-- Exercise instructions --
Leave out the pictures, and return only the lines running from the one that contains "Reproduce this chart with matplotlib." to the one that contains "plt.rcParams['font.family'] = ['Liberation", both included, exactly as they appear.

[Stored data entries]
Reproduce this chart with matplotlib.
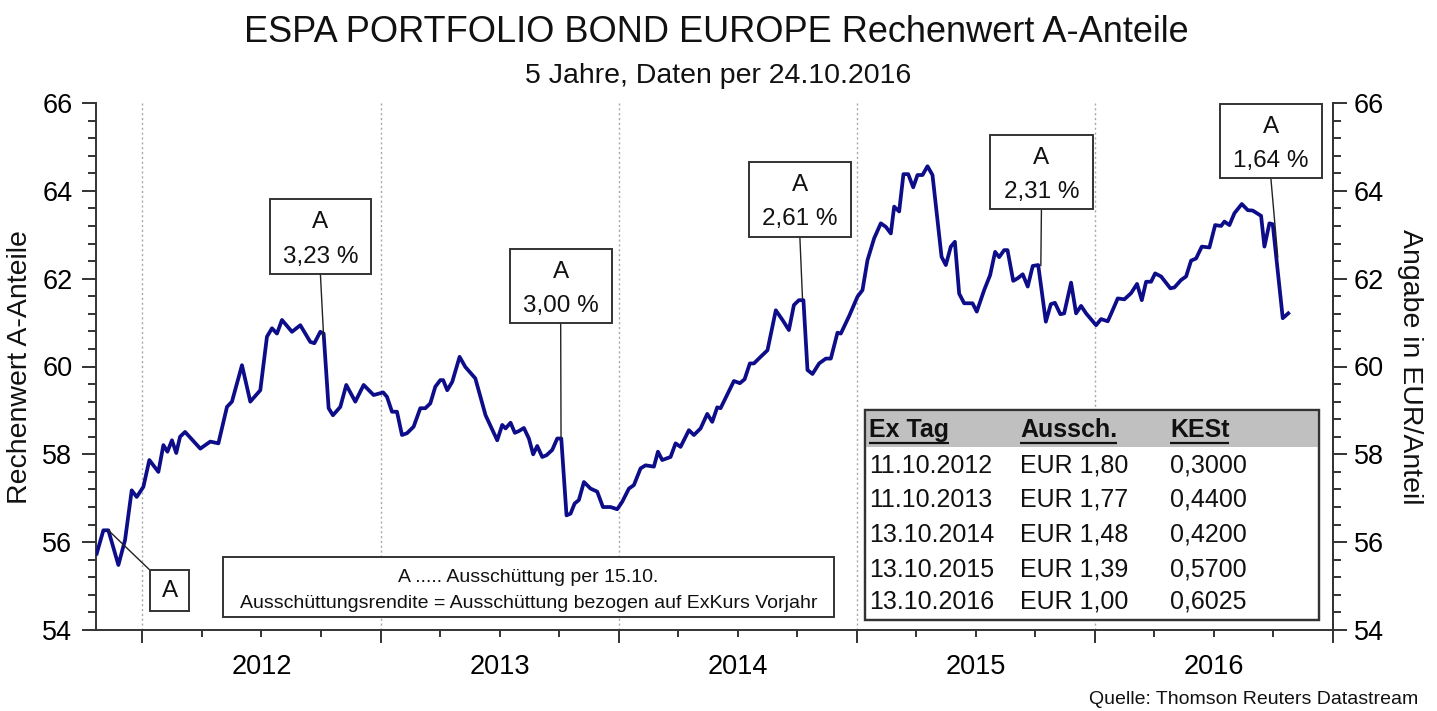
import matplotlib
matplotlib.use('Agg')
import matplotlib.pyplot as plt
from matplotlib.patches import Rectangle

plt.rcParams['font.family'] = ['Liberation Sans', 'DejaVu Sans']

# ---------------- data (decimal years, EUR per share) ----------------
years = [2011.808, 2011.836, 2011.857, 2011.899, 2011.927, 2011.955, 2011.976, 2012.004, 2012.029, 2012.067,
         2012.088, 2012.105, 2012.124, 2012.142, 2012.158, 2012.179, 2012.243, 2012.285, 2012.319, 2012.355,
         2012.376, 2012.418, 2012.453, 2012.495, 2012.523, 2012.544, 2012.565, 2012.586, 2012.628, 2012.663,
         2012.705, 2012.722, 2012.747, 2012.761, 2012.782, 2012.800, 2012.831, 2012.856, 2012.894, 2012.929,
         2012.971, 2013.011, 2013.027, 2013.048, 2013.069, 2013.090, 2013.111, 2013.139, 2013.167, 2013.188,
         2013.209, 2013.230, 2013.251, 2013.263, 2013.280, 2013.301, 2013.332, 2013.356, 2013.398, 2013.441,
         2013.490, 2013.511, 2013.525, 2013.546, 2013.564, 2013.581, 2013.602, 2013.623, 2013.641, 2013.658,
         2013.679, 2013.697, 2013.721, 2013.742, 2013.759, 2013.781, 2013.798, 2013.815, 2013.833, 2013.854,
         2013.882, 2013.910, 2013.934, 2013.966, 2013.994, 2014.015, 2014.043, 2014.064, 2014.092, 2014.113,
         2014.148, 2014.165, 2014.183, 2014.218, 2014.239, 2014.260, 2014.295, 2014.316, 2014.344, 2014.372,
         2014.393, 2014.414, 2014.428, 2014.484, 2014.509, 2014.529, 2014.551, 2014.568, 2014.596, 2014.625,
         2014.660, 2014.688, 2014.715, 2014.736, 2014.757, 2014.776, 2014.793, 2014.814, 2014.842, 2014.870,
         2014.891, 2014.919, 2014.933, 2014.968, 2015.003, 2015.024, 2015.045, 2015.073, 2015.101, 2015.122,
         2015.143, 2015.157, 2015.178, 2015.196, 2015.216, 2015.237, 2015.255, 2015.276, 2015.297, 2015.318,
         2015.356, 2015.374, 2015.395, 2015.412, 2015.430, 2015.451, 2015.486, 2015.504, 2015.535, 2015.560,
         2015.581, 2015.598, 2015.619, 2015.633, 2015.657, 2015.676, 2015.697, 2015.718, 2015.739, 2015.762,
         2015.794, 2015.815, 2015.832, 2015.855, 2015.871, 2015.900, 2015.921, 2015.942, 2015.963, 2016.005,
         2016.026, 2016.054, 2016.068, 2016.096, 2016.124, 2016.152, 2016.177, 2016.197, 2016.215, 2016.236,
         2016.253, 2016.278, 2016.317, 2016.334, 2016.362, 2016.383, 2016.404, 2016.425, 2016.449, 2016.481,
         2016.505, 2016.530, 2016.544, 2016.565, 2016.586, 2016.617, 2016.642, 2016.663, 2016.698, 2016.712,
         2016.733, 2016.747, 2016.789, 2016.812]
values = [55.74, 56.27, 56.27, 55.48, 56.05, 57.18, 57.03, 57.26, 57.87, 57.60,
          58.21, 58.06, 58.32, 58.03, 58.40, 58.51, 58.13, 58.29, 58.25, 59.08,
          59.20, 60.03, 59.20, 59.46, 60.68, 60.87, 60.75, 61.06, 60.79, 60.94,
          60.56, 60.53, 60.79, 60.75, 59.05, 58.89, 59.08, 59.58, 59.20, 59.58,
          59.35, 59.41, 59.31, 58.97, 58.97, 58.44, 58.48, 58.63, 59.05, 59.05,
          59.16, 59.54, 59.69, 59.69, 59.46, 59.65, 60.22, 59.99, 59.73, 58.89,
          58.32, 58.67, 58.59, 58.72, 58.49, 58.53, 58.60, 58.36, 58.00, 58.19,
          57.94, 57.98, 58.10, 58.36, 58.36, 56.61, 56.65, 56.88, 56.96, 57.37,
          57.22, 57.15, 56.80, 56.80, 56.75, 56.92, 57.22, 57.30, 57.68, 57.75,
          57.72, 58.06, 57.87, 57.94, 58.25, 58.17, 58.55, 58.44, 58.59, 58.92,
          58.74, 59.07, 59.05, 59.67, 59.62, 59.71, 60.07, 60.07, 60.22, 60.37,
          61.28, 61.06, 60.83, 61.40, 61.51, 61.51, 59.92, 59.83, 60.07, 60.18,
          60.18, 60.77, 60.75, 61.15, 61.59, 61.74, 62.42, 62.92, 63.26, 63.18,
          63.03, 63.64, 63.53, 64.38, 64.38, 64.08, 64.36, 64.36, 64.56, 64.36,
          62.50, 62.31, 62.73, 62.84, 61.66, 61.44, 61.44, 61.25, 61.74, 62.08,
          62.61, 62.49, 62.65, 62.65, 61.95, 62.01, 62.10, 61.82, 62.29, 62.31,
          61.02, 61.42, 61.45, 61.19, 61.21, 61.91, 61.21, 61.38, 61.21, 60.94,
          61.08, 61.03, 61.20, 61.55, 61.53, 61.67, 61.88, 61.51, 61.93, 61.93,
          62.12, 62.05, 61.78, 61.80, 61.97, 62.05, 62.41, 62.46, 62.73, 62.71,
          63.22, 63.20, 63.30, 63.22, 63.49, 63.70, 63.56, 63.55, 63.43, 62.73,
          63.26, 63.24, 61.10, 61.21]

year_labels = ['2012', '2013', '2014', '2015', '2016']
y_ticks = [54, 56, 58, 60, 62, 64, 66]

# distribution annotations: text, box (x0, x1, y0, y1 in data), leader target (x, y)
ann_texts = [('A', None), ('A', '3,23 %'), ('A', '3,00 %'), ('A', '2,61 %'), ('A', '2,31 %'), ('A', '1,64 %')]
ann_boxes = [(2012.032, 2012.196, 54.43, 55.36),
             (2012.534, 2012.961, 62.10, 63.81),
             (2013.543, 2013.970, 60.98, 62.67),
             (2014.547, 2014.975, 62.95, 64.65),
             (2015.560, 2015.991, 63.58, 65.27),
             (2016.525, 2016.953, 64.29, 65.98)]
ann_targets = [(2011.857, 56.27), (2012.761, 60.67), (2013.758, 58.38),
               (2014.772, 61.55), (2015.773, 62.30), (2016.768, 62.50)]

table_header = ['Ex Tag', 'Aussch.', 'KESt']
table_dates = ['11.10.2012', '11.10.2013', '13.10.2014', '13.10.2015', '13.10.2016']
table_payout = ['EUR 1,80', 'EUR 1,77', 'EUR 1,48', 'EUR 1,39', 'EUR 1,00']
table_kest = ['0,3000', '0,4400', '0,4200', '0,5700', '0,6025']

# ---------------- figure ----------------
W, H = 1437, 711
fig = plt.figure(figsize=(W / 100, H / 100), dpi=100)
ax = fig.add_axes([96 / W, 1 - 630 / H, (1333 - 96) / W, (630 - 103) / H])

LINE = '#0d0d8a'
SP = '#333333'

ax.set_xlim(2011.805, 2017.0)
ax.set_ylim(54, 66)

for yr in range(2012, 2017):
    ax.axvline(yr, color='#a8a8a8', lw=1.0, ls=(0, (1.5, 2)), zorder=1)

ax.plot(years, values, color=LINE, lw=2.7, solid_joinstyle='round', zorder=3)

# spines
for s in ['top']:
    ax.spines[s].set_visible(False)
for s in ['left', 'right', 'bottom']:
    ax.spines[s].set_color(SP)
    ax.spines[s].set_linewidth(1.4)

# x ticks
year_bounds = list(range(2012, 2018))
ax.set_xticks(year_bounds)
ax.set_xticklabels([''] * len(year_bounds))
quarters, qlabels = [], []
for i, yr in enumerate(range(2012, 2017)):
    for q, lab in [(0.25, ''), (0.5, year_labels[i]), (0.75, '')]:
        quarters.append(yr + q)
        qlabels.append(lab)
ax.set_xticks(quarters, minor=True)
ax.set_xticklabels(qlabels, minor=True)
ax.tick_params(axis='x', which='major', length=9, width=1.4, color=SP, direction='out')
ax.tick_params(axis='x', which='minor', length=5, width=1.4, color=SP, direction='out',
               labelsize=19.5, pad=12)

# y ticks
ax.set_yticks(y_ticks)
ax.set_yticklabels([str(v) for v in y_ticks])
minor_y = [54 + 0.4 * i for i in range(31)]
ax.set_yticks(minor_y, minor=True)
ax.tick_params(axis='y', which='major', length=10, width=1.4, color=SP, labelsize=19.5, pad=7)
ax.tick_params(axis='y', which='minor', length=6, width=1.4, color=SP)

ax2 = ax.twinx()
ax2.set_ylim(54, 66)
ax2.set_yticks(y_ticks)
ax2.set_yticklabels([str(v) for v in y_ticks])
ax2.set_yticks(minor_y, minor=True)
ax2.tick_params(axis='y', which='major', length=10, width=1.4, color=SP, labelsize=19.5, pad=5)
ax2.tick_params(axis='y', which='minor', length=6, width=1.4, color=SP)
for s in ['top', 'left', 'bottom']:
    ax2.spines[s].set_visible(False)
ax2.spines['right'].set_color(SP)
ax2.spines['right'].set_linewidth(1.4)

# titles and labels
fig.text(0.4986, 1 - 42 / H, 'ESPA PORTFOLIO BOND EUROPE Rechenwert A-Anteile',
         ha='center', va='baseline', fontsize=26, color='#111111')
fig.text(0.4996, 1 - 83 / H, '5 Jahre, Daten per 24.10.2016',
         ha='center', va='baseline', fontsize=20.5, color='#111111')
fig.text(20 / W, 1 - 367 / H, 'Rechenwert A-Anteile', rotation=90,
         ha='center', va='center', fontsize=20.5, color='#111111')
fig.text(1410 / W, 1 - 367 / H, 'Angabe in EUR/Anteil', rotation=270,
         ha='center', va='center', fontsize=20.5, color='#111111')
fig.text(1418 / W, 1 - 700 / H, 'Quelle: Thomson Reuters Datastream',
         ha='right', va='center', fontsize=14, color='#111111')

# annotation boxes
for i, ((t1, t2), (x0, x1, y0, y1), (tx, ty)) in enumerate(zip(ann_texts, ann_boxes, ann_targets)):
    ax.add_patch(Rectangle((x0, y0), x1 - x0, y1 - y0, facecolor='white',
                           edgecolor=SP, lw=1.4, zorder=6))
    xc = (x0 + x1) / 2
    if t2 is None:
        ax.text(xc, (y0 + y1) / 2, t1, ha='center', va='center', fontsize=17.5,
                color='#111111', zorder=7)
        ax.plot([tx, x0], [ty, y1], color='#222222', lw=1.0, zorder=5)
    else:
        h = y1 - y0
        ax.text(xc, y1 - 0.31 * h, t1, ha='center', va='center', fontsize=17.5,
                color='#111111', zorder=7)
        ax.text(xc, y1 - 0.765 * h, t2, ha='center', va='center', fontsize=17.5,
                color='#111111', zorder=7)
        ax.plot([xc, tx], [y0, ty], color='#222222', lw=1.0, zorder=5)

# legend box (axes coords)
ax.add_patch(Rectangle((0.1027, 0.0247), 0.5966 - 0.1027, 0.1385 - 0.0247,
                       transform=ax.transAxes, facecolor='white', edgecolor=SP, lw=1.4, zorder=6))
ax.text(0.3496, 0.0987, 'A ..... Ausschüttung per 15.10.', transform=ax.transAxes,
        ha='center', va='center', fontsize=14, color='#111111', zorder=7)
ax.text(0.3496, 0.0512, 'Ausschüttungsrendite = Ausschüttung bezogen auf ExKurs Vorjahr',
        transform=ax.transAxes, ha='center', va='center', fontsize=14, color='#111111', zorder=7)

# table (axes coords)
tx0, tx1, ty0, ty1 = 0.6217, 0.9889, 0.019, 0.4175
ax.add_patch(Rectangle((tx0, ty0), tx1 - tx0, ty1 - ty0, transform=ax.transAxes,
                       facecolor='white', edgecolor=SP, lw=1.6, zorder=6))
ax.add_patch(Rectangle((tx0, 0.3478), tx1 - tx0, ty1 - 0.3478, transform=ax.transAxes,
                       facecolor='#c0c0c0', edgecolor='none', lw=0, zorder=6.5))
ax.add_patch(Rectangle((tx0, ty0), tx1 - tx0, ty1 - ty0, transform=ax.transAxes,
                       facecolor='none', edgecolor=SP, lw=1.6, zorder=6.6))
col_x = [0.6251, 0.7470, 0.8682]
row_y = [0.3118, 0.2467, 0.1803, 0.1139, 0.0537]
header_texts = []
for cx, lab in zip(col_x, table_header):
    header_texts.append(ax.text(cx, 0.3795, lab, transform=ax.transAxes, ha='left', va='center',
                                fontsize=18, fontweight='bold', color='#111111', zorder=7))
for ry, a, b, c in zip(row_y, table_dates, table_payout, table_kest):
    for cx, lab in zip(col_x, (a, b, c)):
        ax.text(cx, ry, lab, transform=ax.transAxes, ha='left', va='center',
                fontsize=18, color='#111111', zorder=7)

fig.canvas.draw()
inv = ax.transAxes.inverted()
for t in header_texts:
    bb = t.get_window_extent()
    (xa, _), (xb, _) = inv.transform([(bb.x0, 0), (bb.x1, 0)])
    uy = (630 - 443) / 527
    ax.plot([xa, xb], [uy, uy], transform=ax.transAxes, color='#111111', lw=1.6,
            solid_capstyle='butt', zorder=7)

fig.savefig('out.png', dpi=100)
---
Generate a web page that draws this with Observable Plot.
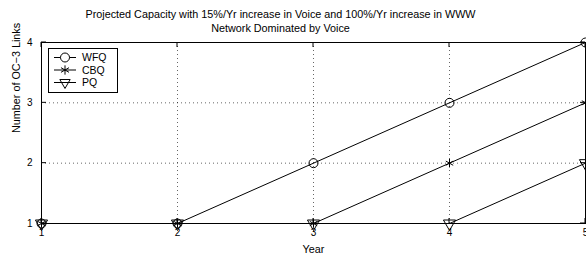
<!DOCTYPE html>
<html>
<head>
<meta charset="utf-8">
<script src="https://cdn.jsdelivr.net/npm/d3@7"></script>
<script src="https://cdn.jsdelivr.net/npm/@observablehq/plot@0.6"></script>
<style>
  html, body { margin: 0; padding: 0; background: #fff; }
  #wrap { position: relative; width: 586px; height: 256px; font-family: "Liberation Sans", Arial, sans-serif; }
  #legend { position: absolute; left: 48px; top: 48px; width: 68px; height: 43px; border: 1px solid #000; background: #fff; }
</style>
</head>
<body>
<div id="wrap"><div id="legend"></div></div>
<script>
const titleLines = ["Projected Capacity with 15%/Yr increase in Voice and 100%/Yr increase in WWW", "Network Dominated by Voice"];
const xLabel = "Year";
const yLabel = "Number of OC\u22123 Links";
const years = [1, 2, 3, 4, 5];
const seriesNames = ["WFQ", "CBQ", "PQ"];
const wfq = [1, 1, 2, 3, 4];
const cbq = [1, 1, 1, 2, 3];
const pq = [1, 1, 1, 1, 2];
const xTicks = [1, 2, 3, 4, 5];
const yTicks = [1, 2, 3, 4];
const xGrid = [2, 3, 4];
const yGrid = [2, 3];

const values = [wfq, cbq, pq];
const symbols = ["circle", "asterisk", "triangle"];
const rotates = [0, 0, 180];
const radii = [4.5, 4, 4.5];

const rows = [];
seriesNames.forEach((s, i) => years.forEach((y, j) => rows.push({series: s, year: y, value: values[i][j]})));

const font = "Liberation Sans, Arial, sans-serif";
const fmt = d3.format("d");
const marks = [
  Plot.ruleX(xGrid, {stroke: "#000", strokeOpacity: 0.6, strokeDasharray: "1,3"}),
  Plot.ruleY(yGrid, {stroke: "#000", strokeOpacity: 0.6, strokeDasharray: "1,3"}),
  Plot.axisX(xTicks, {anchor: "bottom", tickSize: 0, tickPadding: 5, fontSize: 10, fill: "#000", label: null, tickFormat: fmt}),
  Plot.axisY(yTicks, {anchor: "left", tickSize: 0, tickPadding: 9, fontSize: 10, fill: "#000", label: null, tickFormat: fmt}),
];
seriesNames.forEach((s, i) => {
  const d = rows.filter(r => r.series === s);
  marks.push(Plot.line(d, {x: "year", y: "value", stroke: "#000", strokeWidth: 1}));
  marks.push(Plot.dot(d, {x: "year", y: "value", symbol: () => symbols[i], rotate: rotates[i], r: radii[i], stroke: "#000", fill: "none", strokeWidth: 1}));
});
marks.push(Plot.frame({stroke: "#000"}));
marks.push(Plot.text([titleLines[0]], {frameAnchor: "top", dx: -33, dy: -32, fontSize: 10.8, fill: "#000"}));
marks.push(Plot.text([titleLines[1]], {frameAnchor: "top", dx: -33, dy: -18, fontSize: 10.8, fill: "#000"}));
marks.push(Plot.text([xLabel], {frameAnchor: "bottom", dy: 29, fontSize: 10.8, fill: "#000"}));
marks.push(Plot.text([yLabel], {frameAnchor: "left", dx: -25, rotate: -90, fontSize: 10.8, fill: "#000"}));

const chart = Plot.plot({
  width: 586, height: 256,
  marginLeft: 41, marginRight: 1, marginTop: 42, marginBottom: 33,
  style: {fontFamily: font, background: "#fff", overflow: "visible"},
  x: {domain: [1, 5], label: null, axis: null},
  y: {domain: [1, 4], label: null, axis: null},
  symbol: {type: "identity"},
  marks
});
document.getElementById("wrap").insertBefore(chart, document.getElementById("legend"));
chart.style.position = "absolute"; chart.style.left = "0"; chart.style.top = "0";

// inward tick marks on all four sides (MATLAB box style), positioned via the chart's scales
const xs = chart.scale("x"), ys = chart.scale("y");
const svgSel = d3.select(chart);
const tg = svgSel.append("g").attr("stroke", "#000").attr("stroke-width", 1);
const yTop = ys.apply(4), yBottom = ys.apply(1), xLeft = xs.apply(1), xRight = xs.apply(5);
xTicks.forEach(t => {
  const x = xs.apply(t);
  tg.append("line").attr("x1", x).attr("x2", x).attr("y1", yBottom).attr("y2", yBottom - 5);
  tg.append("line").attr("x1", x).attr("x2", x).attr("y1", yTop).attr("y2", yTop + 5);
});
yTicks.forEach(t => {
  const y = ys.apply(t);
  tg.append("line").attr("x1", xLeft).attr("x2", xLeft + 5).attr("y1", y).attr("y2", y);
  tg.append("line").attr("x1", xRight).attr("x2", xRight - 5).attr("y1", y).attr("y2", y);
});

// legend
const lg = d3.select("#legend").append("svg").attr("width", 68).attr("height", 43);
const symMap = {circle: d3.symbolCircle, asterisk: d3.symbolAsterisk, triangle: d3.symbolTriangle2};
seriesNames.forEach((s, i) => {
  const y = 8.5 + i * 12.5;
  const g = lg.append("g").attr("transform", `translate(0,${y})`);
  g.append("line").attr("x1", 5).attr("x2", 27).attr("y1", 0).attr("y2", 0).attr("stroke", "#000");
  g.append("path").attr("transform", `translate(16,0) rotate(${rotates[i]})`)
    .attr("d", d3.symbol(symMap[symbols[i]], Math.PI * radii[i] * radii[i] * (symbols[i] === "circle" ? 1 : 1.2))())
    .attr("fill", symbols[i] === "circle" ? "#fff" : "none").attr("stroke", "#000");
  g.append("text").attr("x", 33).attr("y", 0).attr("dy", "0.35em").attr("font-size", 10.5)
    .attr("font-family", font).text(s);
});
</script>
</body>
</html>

-- Output of the exercise --
Reproduce this chart with matplotlib.
import matplotlib
matplotlib.use('Agg')
import matplotlib.pyplot as plt
from matplotlib.patches import Rectangle

plt.rcParams['font.family'] = ['Liberation Sans', 'DejaVu Sans']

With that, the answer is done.